┏━━

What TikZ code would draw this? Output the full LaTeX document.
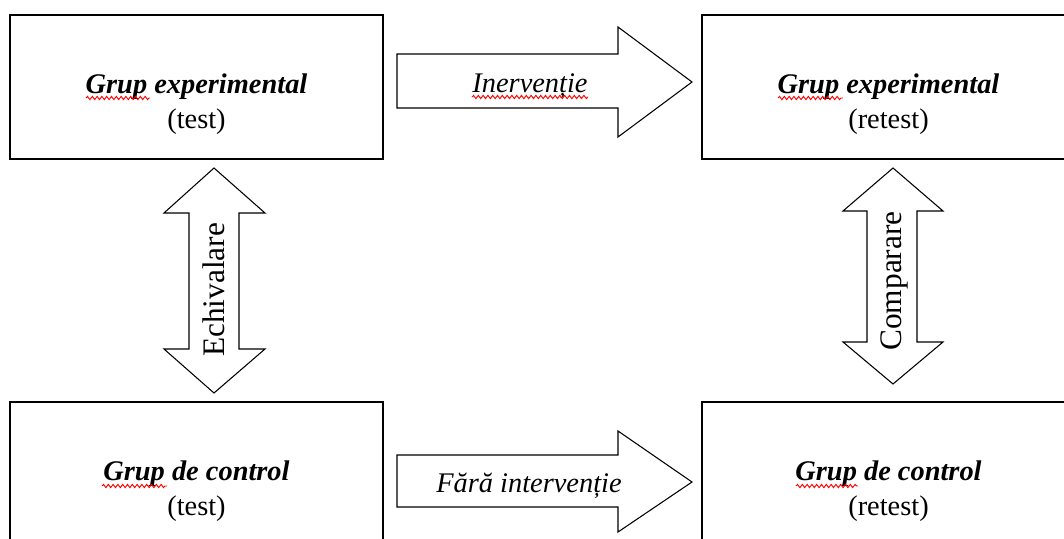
\documentclass[tikz,border=0pt]{standalone}
\usepackage{fontspec}
\setmainfont{Liberation Serif}
\usepackage{tikz}
\usetikzlibrary{positioning}
\usetikzlibrary{decorations.pathmorphing}

\begin{document}
\begin{tikzpicture}[x=0.75pt,y=-0.75pt,
	groupbox/.style={draw,line width=1pt,minimum width=279.75pt,minimum height=108pt},
	grouptext/.style={align=center,font=\fontsize{21.3}{26}\selectfont},
	blockarrow/.style={draw,line width=0.8pt,fill=white,line join=miter},
	arrowtext/.style={font=\fontsize{21.3}{26}\selectfont\itshape},
	sidetext/.style={font=\fontsize{23.5}{28}\selectfont,rotate=90},
	spellmark/.style={red,line width=0.7pt,decorate,
		decoration={snake,segment length=3.6pt,amplitude=1.2pt}}]
	
	\clip (0,0) rectangle (1064,539);
	
	% boxes
	\node[groupbox] (exptest) at (196.5,87) {};
	\node[groupbox] (expretest) at (888.5,87) {};
	\node[groupbox] (ctrltest) at (196.5,474) {};
	\node[groupbox] (ctrlretest) at (888.5,474) {};
	
	\node[grouptext] (exptestlbl) at ([yshift=-12.75pt]exptest.center)
		{\textbf{\textit{Grup experimental}}\\(test)};
	\node[grouptext] (expretestlbl) at ([yshift=-12.75pt]expretest.center)
		{\textbf{\textit{Grup experimental}}\\(retest)};
	\node[grouptext] (ctrltestlbl) at ([yshift=-12.75pt]ctrltest.center)
		{\textbf{\textit{Grup de control}}\\(test)};
	\node[grouptext] (ctrlretestlbl) at ([yshift=-12.75pt]ctrlretest.center)
		{\textbf{\textit{Grup de control}}\\(retest)};
	
	% block arrows
	\draw[blockarrow] (397,54) -- (618,54) -- (618,27) -- (692,82) -- (618,137)
		-- (618,108) -- (397,108) -- cycle;
	\draw[blockarrow] (397,455) -- (618,455) -- (618,431) -- (692,482) -- (618,532)
		-- (618,507) -- (397,507) -- cycle;
	\draw[blockarrow] (214,168) -- (265,213) -- (239,213) -- (239,349) -- (265,349)
		-- (214,393) -- (164,349) -- (189,349) -- (189,213) -- (164,213) -- cycle;
	\draw[blockarrow] (893,168) -- (943,211) -- (917,211) -- (917,342) -- (943,342)
		-- (893,384) -- (843,342) -- (867,342) -- (867,211) -- (843,211) -- cycle;
	
	\node[arrowtext,anchor=base] (interv) at (530,92) {Inervenție};
	\node[arrowtext,anchor=base] (nointerv) at (529,492) {Fără intervenție};
	\node[sidetext] (echiv) at (214,290) {Echivalare};
	\node[sidetext] (comp) at (894,281) {Comparare};
	
	% spell checker marks
	\draw[spellmark] (86,98) -- (150,98);
	\draw[spellmark] (778,98) -- (843,98);
	\draw[spellmark] (102,486) -- (167,486);
	\draw[spellmark] (796,486) -- (858,486);
	\draw[spellmark] (472,97) -- (588,97);
\end{tikzpicture}
\end{document}
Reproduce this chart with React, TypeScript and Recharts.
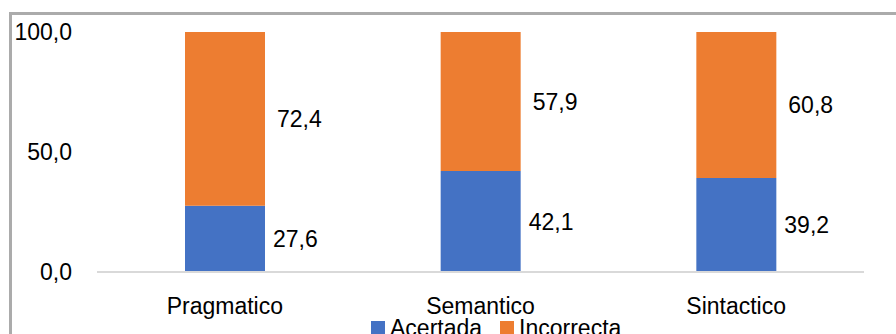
import React from "react";
import { BarChart, Bar, XAxis, YAxis, LabelList } from "recharts";

const categories = ["Pragmatico", "Semantico", "Sintactico"];
const acertada = [27.6, 42.1, 39.2];
const incorrecta = [72.4, 57.9, 60.8];
const yTicks = [0, 50, 100];
const series = [
  { key: "Acertada", color: "#4472C4" },
  { key: "Incorrecta", color: "#ED7D31" },
];

const data = categories.map((name, i) => ({
  name,
  Acertada: acertada[i],
  Incorrecta: incorrecta[i],
}));

const FONT = "'Liberation Sans', Arial, sans-serif";
const FS = 23;
const fmt = (v: any) => Number(v).toFixed(1).replace(".", ",");

const App = () => {
  return (
    <div style={{ position: "absolute", left: 0, top: 0, width: 896, height: 334, overflow: "hidden", background: "#fff" }}>
      <div
        style={{
          position: "absolute",
          left: 9,
          top: 12,
          width: 1000,
          height: 1000,
          borderLeft: "3px solid #ababab",
          borderTop: "3px solid #ababab",
        }}
      />
      <div style={{ position: "absolute", left: 0, top: 0 }}>
        <BarChart
          width={896}
          height={334}
          data={data}
          margin={{ top: 32, right: 32, bottom: 0, left: 10 }}
          style={{ fontFamily: FONT }}
        >
          <XAxis
            dataKey="name"
            tickLine={false}
            tickSize={0}
            tickMargin={26}
            axisLine={{ stroke: "#d9d9d9", strokeWidth: 2 }}
            tick={{ fill: "#000", fontSize: FS }}
            height={62}
          />
          <YAxis
            domain={[0, 100]}
            ticks={yTicks}
            width={87}
            axisLine={false}
            tickLine={false}
            tickSize={0}
            tickMargin={25}
            tickFormatter={fmt}
            tick={{ fill: "#000", fontSize: FS }}
          />
          <Bar dataKey="Acertada" stackId="a" fill="#4472C4" barSize={80} isAnimationActive={false}>
            <LabelList dataKey="Acertada" position="right" offset={8} formatter={fmt} fill="#000" fontSize={FS} />
          </Bar>
          <Bar dataKey="Incorrecta" stackId="a" fill="#ED7D31" barSize={80} isAnimationActive={false}>
            <LabelList dataKey="Incorrecta" position="right" offset={12} formatter={fmt} fill="#000" fontSize={FS} />
          </Bar>
        </BarChart>
      </div>
      <div
        style={{
          position: "absolute",
          left: 371,
          top: 315,
          display: "flex",
          alignItems: "center",
          fontFamily: FONT,
          fontSize: FS,
          lineHeight: "26px",
          color: "#000",
          whiteSpace: "nowrap",
        }}
      >
        {series.map((s) => (
          <div key={s.key} style={{ display: "flex", alignItems: "center", marginRight: 18 }}>
            <span style={{ width: 14, height: 14, background: s.color, display: "inline-block", marginRight: 5 }} />
            <span>{s.key}</span>
          </div>
        ))}
      </div>
    </div>
  );
};

export default App;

┗━━

* GOAL:
Go up to the line with "Reproduce this chart" and retype exactly from there through the line with "const fmt = (v: any)". Leave out pictures.

* COMPLETE RESPONSE:
Reproduce this chart with React, TypeScript and Recharts.
import React from "react";
import { BarChart, Bar, XAxis, YAxis, LabelList } from "recharts";

const categories = ["Pragmatico", "Semantico", "Sintactico"];
const acertada = [27.6, 42.1, 39.2];
const incorrecta = [72.4, 57.9, 60.8];
const yTicks = [0, 50, 100];
const series = [
  { key: "Acertada", color: "#4472C4" },
  { key: "Incorrecta", color: "#ED7D31" },
];

const data = categories.map((name, i) => ({
  name,
  Acertada: acertada[i],
  Incorrecta: incorrecta[i],
}));

const FONT = "'Liberation Sans', Arial, sans-serif";
const FS = 23;
const fmt = (v: any) => Number(v).toFixed(1).replace(".", ",");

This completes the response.